Ce fut en cette même année que l’Électeur Palatin Charles-Louis, de glorieuse mémoire, informé de la capacité de ce grand philosophe, voulut l’attirer à Heidelberg pour y enseigner la philosophie, n’ayant sans doute aucune connaissance du venin qu’il tenait encore caché dans son sein, et qui dans la suite se manifesta plus ouvertement. Son Altesse Électorale donna ordre au célèbre docteur Fabricius, professeur en théologie, bon philosophe, et l’un de ses conseillers, d’en faire la proposition à Spinoza. Il lui offrait au nom de son prince, avec la chaire de philosophie, une liberté très étendue de raisonner suivant ses principes, comme il jugerait le plus à propos, cum amplissima philosophandi libertate. Mais à cette offre on avait joint une condition, qui n’accommodait nullement Spinoza ; car, quelque étendue que fût la liberté qu’on lui accordait, il ne devait aucunement s’en servir au préjudice de la religion établie par les lois. Et c’est ce qui paraît par la lettre du docteur Fabricius, datée de Heidelberg, du 16 février (voyez Spinozae Oper. posth., Epist. LIII, p. 561). On trouve dans cette lettre qu’il y est régalé du titre de philosophe très célèbre, et de génie transcendant : philosophe acutissime ac celeberrime.
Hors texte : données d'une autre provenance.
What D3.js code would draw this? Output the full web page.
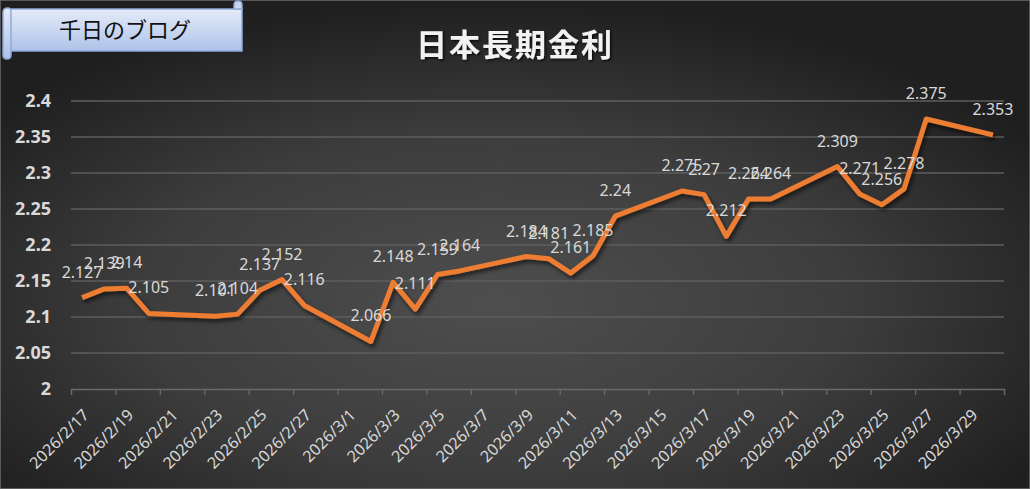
<!DOCTYPE html>
<html>
<head>
<meta charset="utf-8">
<script src="https://cdn.jsdelivr.net/npm/d3@7"></script>
<style>
	body { margin: 0; background: #2a2a2a; }
	svg { display: block; }
</style>
</head>
<body>
<div id="chart"></div>
<script>
// data (trading days)
var dates = [
	'2026/2/17', '2026/2/18', '2026/2/19', '2026/2/20', '2026/2/23', '2026/2/24',
	'2026/2/25', '2026/2/26', '2026/2/27', '2026/3/2', '2026/3/3', '2026/3/4',
	'2026/3/5', '2026/3/6', '2026/3/9', '2026/3/10', '2026/3/11', '2026/3/12',
	'2026/3/13', '2026/3/16', '2026/3/17', '2026/3/18', '2026/3/19', '2026/3/20',
	'2026/3/23', '2026/3/24', '2026/3/25', '2026/3/26', '2026/3/27', '2026/3/30'
];
var rates = [
	2.127, 2.139, 2.14, 2.105, 2.101, 2.104,
	2.137, 2.152, 2.116, 2.066, 2.148, 2.111,
	2.159, 2.164, 2.184, 2.181, 2.161, 2.185,
	2.24, 2.275, 2.27, 2.212, 2.264, 2.264,
	2.309, 2.271, 2.256, 2.278, 2.375, 2.353
];
var y_ticks = [2, 2.05, 2.1, 2.15, 2.2, 2.25, 2.3, 2.35, 2.4];
var axis_start = '2026/2/17';
var axis_end = '2026/3/31';

var title = '日本長期金利';
var badge = '千日のブログ';

var parse = d3.timeParse('%Y/%m/%d');
var fmt = d => d.getFullYear() + '/' + (d.getMonth() + 1) + '/' + d.getDate();

var W = 1030, H = 489;
var margin = {top: 101, right: 26, bottom: 100, left: 71};

var svg = d3.select('#chart')
	.append('svg')
	.attr('width', W)
	.attr('height', H);

var defs = svg.append('defs');

// background gradient
var bg = defs.append('radialGradient')
	.attr('id', 'bg')
	.attr('cx', '48%').attr('cy', '62%').attr('r', '62%');
bg.append('stop').attr('offset', '0%').attr('stop-color', '#4e4e4e');
bg.append('stop').attr('offset', '55%').attr('stop-color', '#3d3d3d');
bg.append('stop').attr('offset', '100%').attr('stop-color', '#1f1f1f');

var badge_grad = defs.append('linearGradient')
	.attr('id', 'badge').attr('x1', 0).attr('y1', 0).attr('x2', 0).attr('y2', 1);
badge_grad.append('stop').attr('offset', '0%').attr('stop-color', '#e4ebf8');
badge_grad.append('stop').attr('offset', '100%').attr('stop-color', '#aec3e9');

var shadow = defs.append('filter').attr('id', 'shadow')
	.attr('x', '-10%').attr('y', '-10%').attr('width', '120%').attr('height', '130%');
shadow.append('feDropShadow')
	.attr('dx', 2).attr('dy', 3).attr('stdDeviation', 2)
	.attr('flood-color', '#000').attr('flood-opacity', 0.6);

var tshadow = defs.append('filter').attr('id', 'tshadow');
tshadow.append('feDropShadow')
	.attr('dx', 1.5).attr('dy', 1.5).attr('stdDeviation', 1)
	.attr('flood-color', '#000').attr('flood-opacity', 0.7);

svg.append('rect')
	.attr('width', W).attr('height', H)
	.attr('fill', 'url(#bg)')
	.attr('stroke', '#6e6e6e')
	.attr('stroke-width', 1.5);

// scales
var x = d3.scaleTime()
	.domain([parse(axis_start), parse(axis_end)])
	.range([margin.left, W - margin.right]);
var y = d3.scaleLinear()
	.domain([2, 2.4])
	.range([H - margin.bottom, margin.top]);

var half_day = (x(d3.timeDay.offset(parse(axis_start), 1)) - x(parse(axis_start))) / 2;
var px = d => x(parse(d)) + half_day;

// grid
svg.append('g')
	.selectAll('line')
	.data(y_ticks.slice(1))
	.enter()
	.append('line')
		.attr('x1', margin.left)
		.attr('x2', W - margin.right)
		.attr('y1', d => y(d))
		.attr('y2', d => y(d))
		.attr('stroke', '#5e5e5e')
		.attr('stroke-width', 1.3);

// y axis labels
svg.append('g')
	.selectAll('text')
	.data(y_ticks)
	.enter()
	.append('text')
		.attr('x', 51)
		.attr('y', d => y(d))
		.attr('dy', '0.36em')
		.attr('text-anchor', 'end')
		.style('font-family', '"Noto Sans", sans-serif')
		.style('font-weight', 'bold')
		.style('font-size', '18px')
		.style('fill', '#d9d9d9')
		.text(d => d);

// x axis
var x_ticks = d3.timeDay.range(parse(axis_start), d3.timeDay.offset(parse(axis_end), 1), 2);
var x_axis = svg.append('g')
	.attr('transform', 'translate(0,' + (H - margin.bottom) + ')')
	.call(d3.axisBottom(x).tickValues(x_ticks).tickSize(6).tickFormat(''));
x_axis.selectAll('line, path').attr('stroke', '#6a6a6a').attr('stroke-width', 1.3);

svg.append('g')
	.selectAll('text')
	.data(x_ticks.slice(0, -1))
	.enter()
	.append('text')
		.attr('transform', d => 'translate(' + (x(d) + half_day + 4) + ',' + (H - margin.bottom + 23) + ') rotate(-45)')
		.attr('dy', '0.35em')
		.attr('text-anchor', 'end')
		.style('font-family', '"Noto Sans", sans-serif')
		.style('font-size', '16px')
		.style('fill', '#d9d9d9')
		.text(d => fmt(d));

// line
var line = d3.line()
	.x(d => px(d[0]))
	.y(d => y(d[1]));
var points = d3.zip(dates, rates);

svg.append('path')
	.datum(points)
	.attr('d', line)
	.attr('fill', 'none')
	.attr('stroke', '#ed7d31')
	.attr('stroke-width', 5)
	.attr('stroke-linejoin', 'round')
	.attr('filter', 'url(#shadow)');

// data labels
svg.append('g')
	.selectAll('text')
	.data(points)
	.enter()
	.append('text')
		.attr('x', d => px(d[0]))
		.attr('y', d => y(d[1]) - 20)
		.attr('text-anchor', 'middle')
		.style('font-family', '"Noto Sans", sans-serif')
		.style('font-size', '16px')
		.style('fill', '#d9d9d9')
		.text(d => d[1]);

// title
svg.append('text')
	.attr('x', 515)
	.attr('y', 56)
	.attr('text-anchor', 'middle')
	.attr('filter', 'url(#tshadow)')
	.style('font-family', '"Noto Sans CJK JP", sans-serif')
	.style('font-weight', 'bold')
	.style('font-size', '31px')
	.style('letter-spacing', '2px')
	.style('fill', '#f2f2f2')
	.text(title);

// badge (scroll shape)
var b = svg.append('g');
b.append('path')
	.attr('d', 'M8,9 H242 V51 H8 Z')
	.attr('fill', 'url(#badge)')
	.attr('stroke', '#8faadc')
	.attr('stroke-width', 1.5);
b.append('path')
	.attr('d', 'M3,12 Q3,8 8,8 Q11,8 11,12 V55 Q11,59 7,59 Q3,59 3,55 Z')
	.attr('fill', 'url(#badge)')
	.attr('stroke', '#8faadc')
	.attr('stroke-width', 1.5);
b.append('path')
	.attr('d', 'M234,5 Q234,1 238,1 Q242,1 242,5 V9 H234 Z')
	.attr('fill', '#c9d6f0')
	.attr('stroke', '#8faadc')
	.attr('stroke-width', 1.5);
b.append('text')
	.attr('x', 125)
	.attr('y', 38)
	.attr('text-anchor', 'middle')
	.style('font-family', '"Noto Sans CJK JP", sans-serif')
	.style('font-size', '22px')
	.style('fill', '#111')
	.text(badge);
</script>
</body>
</html>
C’est là une mine qu’il éventa aisément, s’il m’est permis d’user de cette expression ; il vit la difficulté, ou plutôt l’impossibilité où il était de raisonner suivant ses principes, et de ne rien avancer en même temps qui fût contraire à la religion établie. Il fit réponse à M. Fabricius le 30 mars 1673, et refusa civilement la chaire de philosophie qu’il lui offrait. Il lui manda que l’instruction de la jeunesse serait un obstacle à ses propres études, et que jamais il n’avait eu la pensée d’embrasser une semblable profession. Mais ceci n’est qu’un prétexte, et il découvre assez ce qu’il a dans l’âme par les paroles suivantes : « De plus, je fais réflexion, dit-il au docteur, que vous ne me marquez point dans quelles bornes doit être renfermée cette liberté d’expliquer mes sentiments pour ne pas choquer la religion. Cogito deinde me nescire quibus limitibus libertas illa philosophandi intercludi debeat, ne videar publice stabilitam Religionem perturbare velte. » (Voyez ses Oeuvres posthumes, lettre LIV, p. 563.)


[1Le roi de France donnait alors des pensions à tous les savants, particulièrement aux étrangers, qui lui présentaient ou dédiaient quelque ouvrage. (Colerus.)